_Data_:
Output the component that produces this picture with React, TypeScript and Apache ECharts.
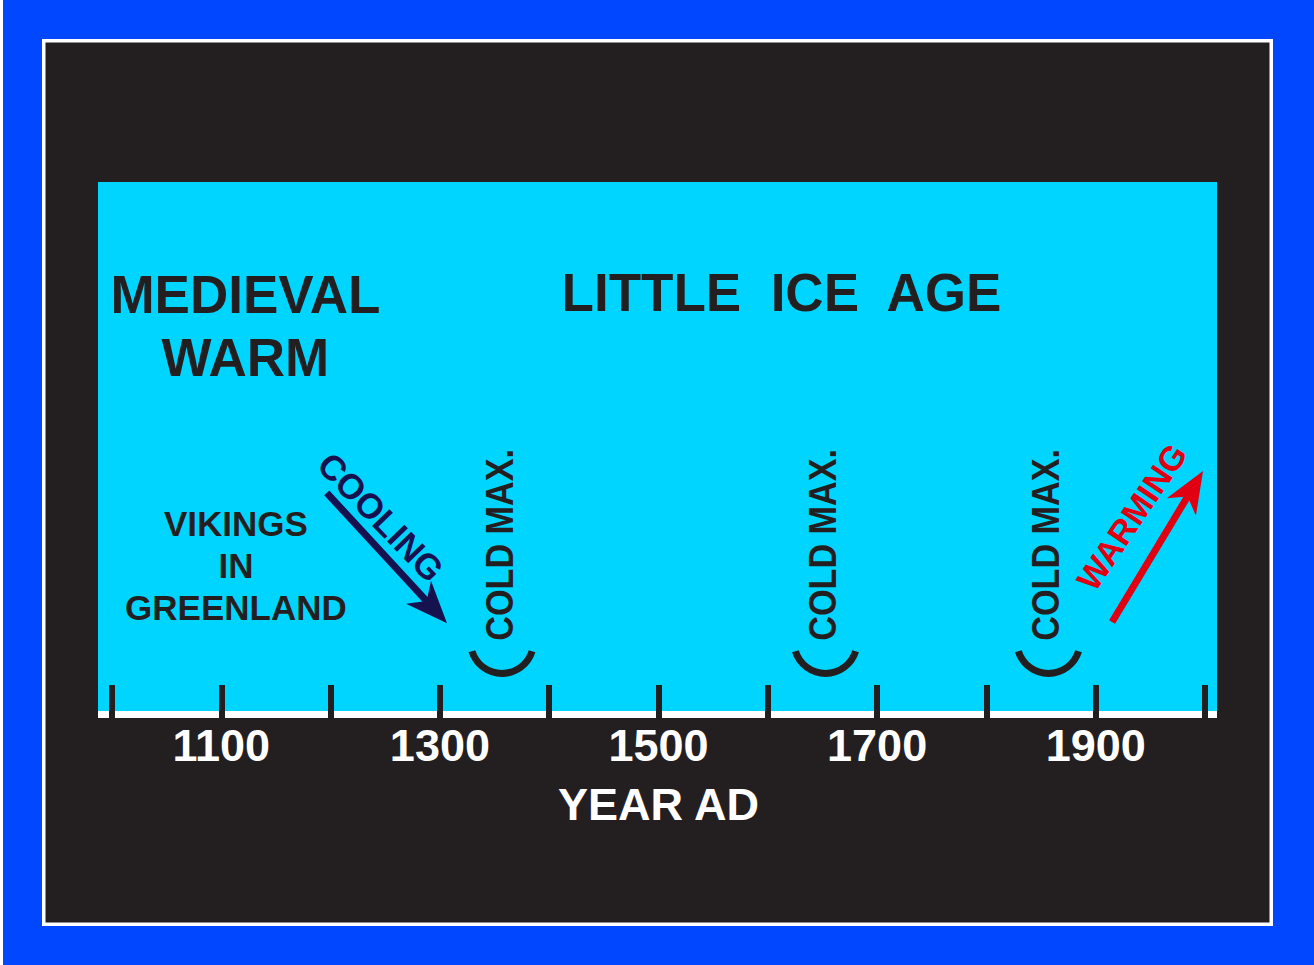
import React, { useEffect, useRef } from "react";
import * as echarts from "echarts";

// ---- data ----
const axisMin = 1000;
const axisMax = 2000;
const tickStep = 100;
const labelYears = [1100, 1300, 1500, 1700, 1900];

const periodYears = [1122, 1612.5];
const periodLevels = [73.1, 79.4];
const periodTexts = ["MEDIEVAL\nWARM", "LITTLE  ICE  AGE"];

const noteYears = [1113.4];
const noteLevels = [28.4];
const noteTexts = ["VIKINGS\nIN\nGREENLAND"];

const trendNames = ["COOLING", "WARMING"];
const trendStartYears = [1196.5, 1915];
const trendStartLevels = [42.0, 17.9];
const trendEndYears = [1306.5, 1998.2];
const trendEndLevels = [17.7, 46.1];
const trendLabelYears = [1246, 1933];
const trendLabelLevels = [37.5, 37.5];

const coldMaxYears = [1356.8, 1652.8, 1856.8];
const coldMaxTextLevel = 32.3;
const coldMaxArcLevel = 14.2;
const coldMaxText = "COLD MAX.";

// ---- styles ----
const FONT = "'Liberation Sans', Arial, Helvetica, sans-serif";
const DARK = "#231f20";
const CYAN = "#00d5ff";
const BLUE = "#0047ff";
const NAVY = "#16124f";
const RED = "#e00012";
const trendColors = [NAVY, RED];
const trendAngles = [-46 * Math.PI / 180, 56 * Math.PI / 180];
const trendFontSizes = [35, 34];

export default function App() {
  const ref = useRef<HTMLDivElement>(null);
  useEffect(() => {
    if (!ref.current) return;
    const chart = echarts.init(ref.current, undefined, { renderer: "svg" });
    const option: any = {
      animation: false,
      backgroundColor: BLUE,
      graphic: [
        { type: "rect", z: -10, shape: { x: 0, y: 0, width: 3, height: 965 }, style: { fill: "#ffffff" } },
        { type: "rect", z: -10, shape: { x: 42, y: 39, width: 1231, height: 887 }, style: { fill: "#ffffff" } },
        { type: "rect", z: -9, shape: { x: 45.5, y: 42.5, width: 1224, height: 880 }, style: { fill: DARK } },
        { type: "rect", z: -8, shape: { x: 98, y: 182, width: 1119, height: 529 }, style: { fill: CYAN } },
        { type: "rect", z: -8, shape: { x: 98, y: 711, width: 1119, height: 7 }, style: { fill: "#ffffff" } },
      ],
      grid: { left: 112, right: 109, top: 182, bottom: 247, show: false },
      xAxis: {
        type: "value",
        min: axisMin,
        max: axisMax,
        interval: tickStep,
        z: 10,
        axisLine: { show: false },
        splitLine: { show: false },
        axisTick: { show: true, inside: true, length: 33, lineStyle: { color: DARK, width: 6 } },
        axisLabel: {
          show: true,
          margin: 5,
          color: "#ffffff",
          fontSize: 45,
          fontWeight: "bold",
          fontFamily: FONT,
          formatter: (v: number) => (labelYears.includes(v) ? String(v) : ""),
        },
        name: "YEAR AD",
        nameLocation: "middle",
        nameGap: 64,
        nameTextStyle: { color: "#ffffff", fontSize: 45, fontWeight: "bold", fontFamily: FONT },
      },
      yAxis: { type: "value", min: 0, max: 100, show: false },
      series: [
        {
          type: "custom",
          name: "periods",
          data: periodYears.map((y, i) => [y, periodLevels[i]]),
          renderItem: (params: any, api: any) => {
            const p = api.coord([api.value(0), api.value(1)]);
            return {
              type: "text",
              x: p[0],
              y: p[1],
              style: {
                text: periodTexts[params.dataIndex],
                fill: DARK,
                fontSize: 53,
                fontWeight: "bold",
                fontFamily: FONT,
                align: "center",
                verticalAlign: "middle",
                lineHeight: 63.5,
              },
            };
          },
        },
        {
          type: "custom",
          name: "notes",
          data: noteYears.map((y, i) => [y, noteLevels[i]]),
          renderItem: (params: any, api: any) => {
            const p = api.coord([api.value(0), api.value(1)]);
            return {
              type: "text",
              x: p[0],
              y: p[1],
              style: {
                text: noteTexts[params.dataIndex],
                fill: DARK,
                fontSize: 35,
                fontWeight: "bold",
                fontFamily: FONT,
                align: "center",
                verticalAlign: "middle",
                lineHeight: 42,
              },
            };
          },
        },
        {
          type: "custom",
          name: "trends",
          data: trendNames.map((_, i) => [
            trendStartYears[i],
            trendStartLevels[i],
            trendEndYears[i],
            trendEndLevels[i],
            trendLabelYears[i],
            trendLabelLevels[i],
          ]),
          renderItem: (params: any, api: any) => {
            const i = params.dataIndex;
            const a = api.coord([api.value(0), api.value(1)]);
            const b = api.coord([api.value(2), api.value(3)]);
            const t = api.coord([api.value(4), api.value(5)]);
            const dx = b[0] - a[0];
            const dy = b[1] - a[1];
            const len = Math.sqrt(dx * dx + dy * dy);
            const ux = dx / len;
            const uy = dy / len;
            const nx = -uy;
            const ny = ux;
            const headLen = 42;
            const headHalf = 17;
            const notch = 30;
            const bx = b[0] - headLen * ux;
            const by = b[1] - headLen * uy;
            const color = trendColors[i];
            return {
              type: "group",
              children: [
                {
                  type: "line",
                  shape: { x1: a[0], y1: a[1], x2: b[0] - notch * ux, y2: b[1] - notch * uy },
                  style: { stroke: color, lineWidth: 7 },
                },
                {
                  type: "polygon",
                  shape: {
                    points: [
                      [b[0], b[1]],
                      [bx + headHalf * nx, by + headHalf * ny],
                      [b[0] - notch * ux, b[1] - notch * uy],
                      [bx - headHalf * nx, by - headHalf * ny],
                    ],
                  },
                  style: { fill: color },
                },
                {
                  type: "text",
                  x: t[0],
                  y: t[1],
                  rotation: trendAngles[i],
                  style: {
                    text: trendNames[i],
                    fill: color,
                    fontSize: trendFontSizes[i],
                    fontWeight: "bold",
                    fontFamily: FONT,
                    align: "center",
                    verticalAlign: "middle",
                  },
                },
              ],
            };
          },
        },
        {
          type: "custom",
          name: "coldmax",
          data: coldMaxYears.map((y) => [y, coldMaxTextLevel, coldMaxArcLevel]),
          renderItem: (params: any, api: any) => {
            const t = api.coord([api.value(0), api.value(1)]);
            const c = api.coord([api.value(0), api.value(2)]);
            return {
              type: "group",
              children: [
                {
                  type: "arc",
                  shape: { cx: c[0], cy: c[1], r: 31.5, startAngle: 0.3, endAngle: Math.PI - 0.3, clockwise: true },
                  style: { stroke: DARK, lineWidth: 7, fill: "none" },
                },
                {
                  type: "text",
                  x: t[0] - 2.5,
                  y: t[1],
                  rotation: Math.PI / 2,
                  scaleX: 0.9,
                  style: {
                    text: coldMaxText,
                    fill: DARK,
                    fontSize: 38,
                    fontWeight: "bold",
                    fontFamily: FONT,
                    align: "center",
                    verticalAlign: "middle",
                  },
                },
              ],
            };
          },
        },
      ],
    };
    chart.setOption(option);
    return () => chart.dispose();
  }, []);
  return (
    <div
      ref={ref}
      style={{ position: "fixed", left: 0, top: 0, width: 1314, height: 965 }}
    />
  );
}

_Task goal_: Skip the pictures and restate exactly the lines from the beginning of the listing to the line with "const trendFontSizes = [35, 34];", that line included.

_Answer below_:
Output the component that produces this picture with React, TypeScript and Apache ECharts.
import React, { useEffect, useRef } from "react";
import * as echarts from "echarts";

// ---- data ----
const axisMin = 1000;
const axisMax = 2000;
const tickStep = 100;
const labelYears = [1100, 1300, 1500, 1700, 1900];

const periodYears = [1122, 1612.5];
const periodLevels = [73.1, 79.4];
const periodTexts = ["MEDIEVAL\nWARM", "LITTLE  ICE  AGE"];

const noteYears = [1113.4];
const noteLevels = [28.4];
const noteTexts = ["VIKINGS\nIN\nGREENLAND"];

const trendNames = ["COOLING", "WARMING"];
const trendStartYears = [1196.5, 1915];
const trendStartLevels = [42.0, 17.9];
const trendEndYears = [1306.5, 1998.2];
const trendEndLevels = [17.7, 46.1];
const trendLabelYears = [1246, 1933];
const trendLabelLevels = [37.5, 37.5];

const coldMaxYears = [1356.8, 1652.8, 1856.8];
const coldMaxTextLevel = 32.3;
const coldMaxArcLevel = 14.2;
const coldMaxText = "COLD MAX.";

// ---- styles ----
const FONT = "'Liberation Sans', Arial, Helvetica, sans-serif";
const DARK = "#231f20";
const CYAN = "#00d5ff";
const BLUE = "#0047ff";
const NAVY = "#16124f";
const RED = "#e00012";
const trendColors = [NAVY, RED];
const trendAngles = [-46 * Math.PI / 180, 56 * Math.PI / 180];
const trendFontSizes = [35, 34];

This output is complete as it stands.